My newest gadgety distraction
3:07 p.m. Thursday, a coworker walks into my office bearing a padded envelope with my name scrawled across the front in gigantic Sharpie. I raise an eyebrow; I wasn't expecting a package. My first thought: anthrax. My second: bomb.
I decide to take my chances, so I tear open a corner, and drop a palm-sized device into my hand. What the hell?
It was this: ^_^
A color Sidekick! Last October, I hosted a LAN party at my new house. One of the guys (an ex-Effexor junkie gone clean) had promised me he'd send over his old hiptop when he got home. After six months, I'd totally forgotten about it. And here it was, resting in my hand.
I swear, I heard choirs of angels. It was frickin beautiful. Of course, he didn't send a charger ... or any instructions ... or even a note. (I've noticed this is something peculiar to guys. Every hard drive or mobo or video card we've traded out with our long-distance buddies shows up in a crazily duct-taped box -- usually not even the box the product came in -- with no manuals or anything.)
Anyway, after work, I went to T-mobile to add the Sidekick to my plan. That's when I encountered Small Problem #1: T-Mobile stores don't carry home chargers. So, in lieu of waiting a week to order one from their Web site, I bought a car charger and plugged it in. Then I drove around the 'burbs long enough for it to power on ... which is when I hit Small Problem #2: There was a frickin' security code to get into the system. And I didn't know it.
I pulled over and tried the obvious combinations: 123 and 000 and 666 and 404 (remember: this belonged to a techie). I did the math in my head. A three-digit combination ... 10 digits ... that's only 1,000 possibilities. I roll my eyes and start: 111. 112. 113. 114. And that's when I notice that after three tries, it starts to time you out for progressively longer periods before you can enter another combination. Oh, brother.
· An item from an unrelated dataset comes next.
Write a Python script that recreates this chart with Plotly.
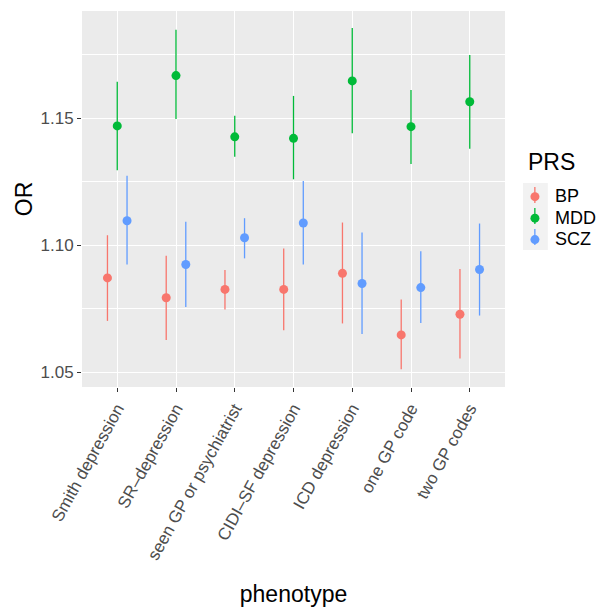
import plotly.graph_objects as go

phenotypes = ["Smith depression", "SR\u2013depression", "seen GP or psychiatrist",
              "CIDI\u2013SF depression", "ICD depression", "one GP code", "two GP codes"]
prs_groups = ["BP", "MDD", "SCZ"]

or_bp = [1.0871, 1.0793, 1.0826, 1.0826, 1.0889, 1.0647, 1.0728]
lo_bp = [1.0702, 1.0627, 1.0747, 1.0665, 1.0692, 1.0512, 1.0554]
hi_bp = [1.1039, 1.0958, 1.0902, 1.0987, 1.1089, 1.0786, 1.0906]

or_mdd = [1.1469, 1.1667, 1.1426, 1.1420, 1.1646, 1.1466, 1.1564]
lo_mdd = [1.1295, 1.1496, 1.1348, 1.1259, 1.1440, 1.1319, 1.1379]
hi_mdd = [1.1643, 1.1847, 1.1509, 1.1587, 1.1854, 1.1610, 1.1748]

or_scz = [1.1096, 1.0924, 1.1029, 1.1087, 1.0849, 1.0833, 1.0904]
lo_scz = [1.0924, 1.0757, 1.0948, 1.0924, 1.0650, 1.0694, 1.0723]
hi_scz = [1.1273, 1.1092, 1.1106, 1.1252, 1.1050, 1.0976, 1.1085]

colors = {"BP": "#F8766D", "MDD": "#00BA38", "SCZ": "#619CFF"}
series = {
    "BP": (or_bp, lo_bp, hi_bp),
    "MDD": (or_mdd, lo_mdd, hi_mdd),
    "SCZ": (or_scz, lo_scz, hi_scz),
}

fig = go.Figure()
for name in prs_groups:
    y, lo, hi = series[name]
    col = colors[name]
    fig.add_trace(go.Scatter(
        x=phenotypes, y=y, name="<span style='font-size:18px'>%s</span>" % name,
        mode="markers", offsetgroup=name,
        marker=dict(color=col, size=9),
        error_y=dict(type="data", symmetric=False,
                     array=[h - v for h, v in zip(hi, y)],
                     arrayminus=[v - l for v, l in zip(y, lo)],
                     color=col, thickness=1.3, width=0),
    ))

# legend key background and vertical key lines (ggplot pointrange key look)
key_x0, key_x1, key_xc = 1.0424, 1.1012, 1.0706
key_box = (0.3644, 0.5426)
key_segs = [(0.4894, 0.5319), (0.4335, 0.4761), (0.3777, 0.4202)]
shapes = [dict(type="rect", xref="paper", yref="paper", x0=key_x0, x1=key_x1,
               y0=key_box[0], y1=key_box[1], fillcolor="#F2F2F2",
               line=dict(width=0), layer="below")]
for (s0, s1), name in zip(key_segs, prs_groups):
    shapes.append(dict(type="line", xref="paper", yref="paper", x0=key_xc, x1=key_xc,
                       y0=s0, y1=s1, line=dict(color=colors[name], width=1.3)))

font = "Liberation Sans, Arial, sans-serif"
fig.update_layout(
    width=596, height=599,
    margin=dict(l=74, r=97, t=3, b=220),
    paper_bgcolor="white", plot_bgcolor="#EBEBEB",
    scattermode="group", scattergap=0.5,
    font=dict(family=font, color="black"),
    legend=dict(font=dict(size=14.2, color="black"),
                x=1.0235, y=0.548, xanchor="left", yanchor="top",
                bgcolor="rgba(0,0,0,0)", itemwidth=30),
    showlegend=True,
    shapes=shapes,
    annotations=[dict(text="PRS", xref="paper", yref="paper", x=1.0494, y=0.5984,
                      xanchor="left", yanchor="middle", showarrow=False,
                      font=dict(size=23, color="black"))],
)
fig.update_xaxes(
    range=[-0.6, 6.6], showgrid=True, gridcolor="white", gridwidth=1.1,
    ticks="outside", ticklen=4, tickcolor="#333333", tickwidth=1,
    tickangle=-61, tickfont=dict(size=17, color="#4D4D4D", family=font),
    title=dict(text="phenotype", font=dict(size=23, color="black"), standoff=23),
    zeroline=False, showline=False,
)
fig.update_yaxes(
    range=[1.0442, 1.1921], tick0=1.05, dtick=0.05, tickformat=".2f",
    showgrid=True, gridcolor="white", gridwidth=1.1,
    minor=dict(tick0=1.025, dtick=0.05, showgrid=True, gridcolor="white", gridwidth=0.5),
    ticks="outside", ticklen=4, tickcolor="#333333", tickwidth=1,
    tickfont=dict(size=17, color="#4D4D4D", family=font),
    title=dict(text="OR", font=dict(size=23, color="black"), standoff=1),
    zeroline=False, showline=False,
)
fig.write_html("out.html")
Well, to make a long story slightly shorter, after five hours, I gained access to my Sidekick. ^_^ It has its own e-mail address (katesink[at]tmail[dot]com). You can also AIM me at LemonKitty. Just let me know who you are, because I tend to block with a vengeance.
I've found decently priced Sidekick cameras and AC adapters at eBay, so chances are I'll pick them up in this week and start photoblogging, a la Logik (a.k.a. Mr. Sizzlepants). But I'll do my moblogging here instead of at Hiptop Nation, because it's just less confusing that way. ;-)
Oh! One more thing. When I was searching around for Logik's moblog, I came across the cameraphone noodle fortune-teller and the cameraphone boba fortune-teller. Take a photo of your boba (in Memphis, try Chang's Bubble Tea -- two locations) or your noodles (My buddy Sam suggests the incredibly ramyun Bowl Noodle). Then e-mail your photos to bedope ... and in 24 hours or less, fortune-tellers will predict your future based on the shapes of your food.
So, what's the verdict? Is cameraphone food interpretation crazy or inspired? Talk amongst yourselves.
3 Comments:
Just don't make the same mistake Paris did: Keep your topless photos somewhere they can't be hacked, okay? Be safe!
hee hee.
Topless photos!!! Topless photos!!!
Me have family member that am always takeing topless photos of people. We no let grandmaw have camera no more bacause she just going to take topless photo of sombody. Me think that am waste of film when picture of person no show head.
:]
I don't want to be a jerk, but I'm pretty sure that there are 59,049 combos.
You got into yours faster than I got into my cell phone, by the way.